Urgent Need to Restore Irish Neutrality and to Promote Peace
Peace activists from around the country will gather at Shannon on Sunday 13th November at 2pm to protest against the continuing US military use of the airport. The event takes place two days after Armistice Day which is intended to mark the end of fighting in World War I and to honour the war dead. It will draw attention to how little peace there is in the world today and how Ireland's increasing support for militarization is escalating global instability .
Armed US troops pass through Shannon on a daily basis, despite the fact that the country claims to be neutral.
"What is happening at Shannon Airport is in breach of international laws on neutrality and makes the Irish people complicity in US war crimes and torture" said Edward Horgan of Shannonwatch. The group have been protesting at the airport on the second Sunday of every month since 2008, but say that the human and financial costs of the military movements through Sahnnon are excalating.
"Many people are under the false impression that Ireland is gaining financially from US military use of Shannon Airport" said Edward Horgan. "The opposite is the case. The small profit made from refuelling warplanes and providing refreshments for US soldiers is dwarfed by the additional costs incurred over the past twenty years by Irish taxpayers. These costs could include up to €60 million in air traffic control fees paid by Ireland for US military aircraft landing at Irish airports or overflying through Irish airspace, as well as up to €30 million in additional security costs incurred by An Garda Siochana, the Irish Defence Forces and Shannon Airport authorities."
"Added to that there are the costs associated with the unjustified prosecutions of dozens of peace activists, many of whom were acquitted by the courts. Security and other costs for the visit by US President GW Bush in 2004 may have cost up to €20 million, so the total direct and indirect costs incurred by the Irish State due to US military use of Shannon Airport may have exceeded €100 million."
However these financial costs are far less significant than the costs in human lives and suffering caused by US led wars in the Middle East and Africa, as well as the costs in environmental and infrastructural damage.
"Up to 5 million people have died due to war related reasons across the wider Middle East since the first Gulf war in 1991. This included over one million children whose lives were destroyed, and in whose deaths, we have been actively complicit. Wars waged in the Middle East by the US and their NATO and other allies since the first Gulf War have been in breach of the UN Charter, the Hague and Geneva conventions and other international and national laws."

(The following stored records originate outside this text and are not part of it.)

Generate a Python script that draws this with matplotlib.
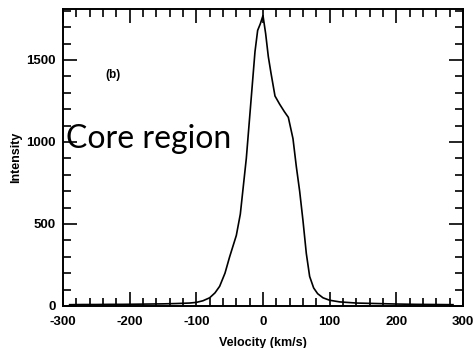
import matplotlib
matplotlib.use("Agg")
import matplotlib.pyplot as plt
from matplotlib.ticker import MultipleLocator

plt.rcParams["axes.unicode_minus"] = False

velocity = [-290, -270, -250, -230, -210, -190, -170, -150, -130, -110, -100, -90, -80,
            -72, -65, -57, -50, -40, -34, -25, -18, -12, -8, -4, 0, 4, 8, 12, 18, 25,
            32, 38, 45, 50, 55, 60, 65, 70, 76, 82, 90, 100, 115, 140, 170, 200, 230, 260, 285]
intensity = [8, 9, 9, 10, 10, 11, 12, 13, 15, 18, 22, 32, 50,
             80, 120, 200, 300, 430, 560, 900, 1250, 1550, 1680, 1720, 1770, 1660, 1520, 1420, 1280, 1230,
             1185, 1150, 1020, 850, 700, 520, 320, 180, 110, 75, 50, 35, 25, 18, 15, 12, 10, 9, 8]

x_ticks = [-300, -200, -100, 0, 100, 200, 300]
y_ticks = [0, 500, 1000, 1500]

fig = plt.figure(figsize=(4.75, 3.48), dpi=100)
ax = fig.add_axes([0.1326, 0.1207, 0.8421, 0.8533])
ax.plot(velocity, intensity, color="black", lw=1.2)
ax.set_xlim(-300, 300)
ax.set_ylim(0, 1810)
ax.set_xticks(x_ticks)
ax.set_yticks(y_ticks)
ax.xaxis.set_minor_locator(MultipleLocator(20))
ax.yaxis.set_minor_locator(MultipleLocator(100))
ax.tick_params(which="both", direction="in", top=True, right=True, width=1.2, color="black")
ax.tick_params(which="major", length=10)
ax.tick_params(which="minor", length=5.5)
ax.tick_params(axis="x", pad=7)
ax.tick_params(axis="y", pad=5)
ax.tick_params(labelsize=9.5)
for lab in ax.get_xticklabels() + ax.get_yticklabels():
    lab.set_fontweight("bold")
    lab.set_family("Liberation Sans")
for s in ax.spines.values():
    s.set_linewidth(1.4)
ax.set_xlabel("Velocity (km/s)", fontsize=9, fontweight="bold", labelpad=7, family="Liberation Sans")
ax.set_ylabel("Intensity", fontsize=9, fontweight="bold", labelpad=3, family="Liberation Sans")
ax.text(-225, 1410, "(b)", fontsize=8.5, fontweight="bold", ha="center", va="center", family="Liberation Sans")
ax.text(-295, 1015, "Core region", fontsize=23, ha="left", va="center", family="Lato")
fig.savefig("out.png", dpi=100)
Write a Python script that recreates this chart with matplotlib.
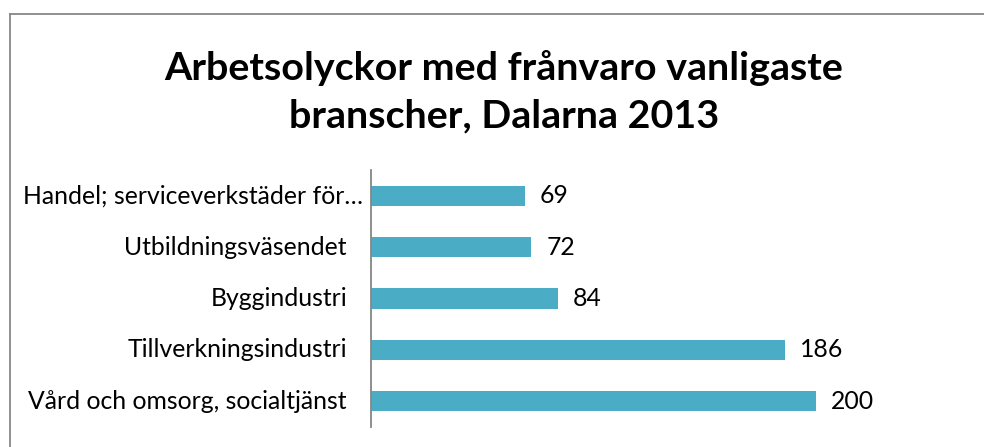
import matplotlib.pyplot as plt
from matplotlib.lines import Line2D

categories = ["Vård och omsorg, socialtjänst", "Tillverkningsindustri", "Byggindustri",
              "Utbildningsväsendet", "Handel; serviceverkstäder för…"]
values = [200, 186, 84, 72, 69]

plt.rcParams['font.family'] = ['Lato', 'DejaVu Sans']

fig = plt.figure(figsize=(9.84, 4.47), dpi=100)
ax = fig.add_axes([371 / 984, 1 - 427 / 447, (860.5 - 371) / 984, (427 - 170) / 447])

ax.barh(range(len(values)), values, height=0.39, color="#4BACC6")
for i, v in enumerate(values):
    ax.annotate(str(v), (v, i), xytext=(15, 0), textcoords="offset pixels",
                va="center", ha="left", fontsize=17.8)

# category labels (truncated one sits a bit further right, as in Excel)
for i, c in enumerate(categories):
    off = -8 if c.endswith("…") else -24
    ax.annotate(c, (0, i), xycoords=("axes fraction", "data"), xytext=(off, 0),
                textcoords="offset pixels", va="center", ha="right", fontsize=17.8)

ax.set_xlim(0, 220)
ax.set_ylim(-0.5, 4.5)
ax.set_yticks([])
ax.set_xticks([])
for s in ["top", "right", "bottom"]:
    ax.spines[s].set_visible(False)
ax.spines["left"].set_color("#868686")
ax.spines["left"].set_linewidth(1.3)

fig.text(504 / 984, 1 - 92 / 447, "Arbetsolyckor med frånvaro vanligaste\nbranscher, Dalarna 2013",
         ha="center", va="center", fontsize=28.4, fontweight="bold", linespacing=1.42)

# chart border
fig.add_artist(Line2D([10 / 984, 1], [1 - 13.5 / 447] * 2, transform=fig.transFigure, color="#878787", lw=1.3))
fig.add_artist(Line2D([10 / 984] * 2, [0, 1 - 13.5 / 447], transform=fig.transFigure, color="#878787", lw=1.3))

fig.savefig("out.png", dpi=100)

"Now Russia has joined the international law breakers by waging a dreadful war in Ukraine. This has had devastating impact on the people of Ukraine. It has also become a proxy war for resources between Russia and the US-dominated NATO. And in this context, the ongoing US military use of Shannon Airport could make Ireland a target for Russian military retaliation."
Like others, Shannonwatch are hugely concerned that if nuclear weapons are used in the war, or nuclear power stations are attacked, the consequences for humanity could be catastrophic. The Irish government has failed to use its two-year membership of the UN Security Council to avert this danger, and to instead promote international peace and justice.
Several opinion polls demonstrate that most Irish people support active Irish neutrality, yet successive Irish governments since 2001 have eroded Irish neutrality and have involved Ireland in unjustified wars and military alliances.
Noting the significance of the date of the protest at Shannon airport, Shannonwatch note that Armistice Day purports to celebrate the heroes who died in World War 1, saying they died so that the world could live in peace, but that there has been little peace since. Up to 50,000 Irish men died in World War 1 which instead of creating peace was itself a cause of World War 2, the Holocaust, and US use of atomic bombs against Japan. International peace is as far from reality today as it was in 1914 and 1939.
Shannonwatch call on the Irish people to restore Ireland's active neutrality by prohibiting the use of Shannon and other rish airports and seaports by US, NATO and other foreign military forces.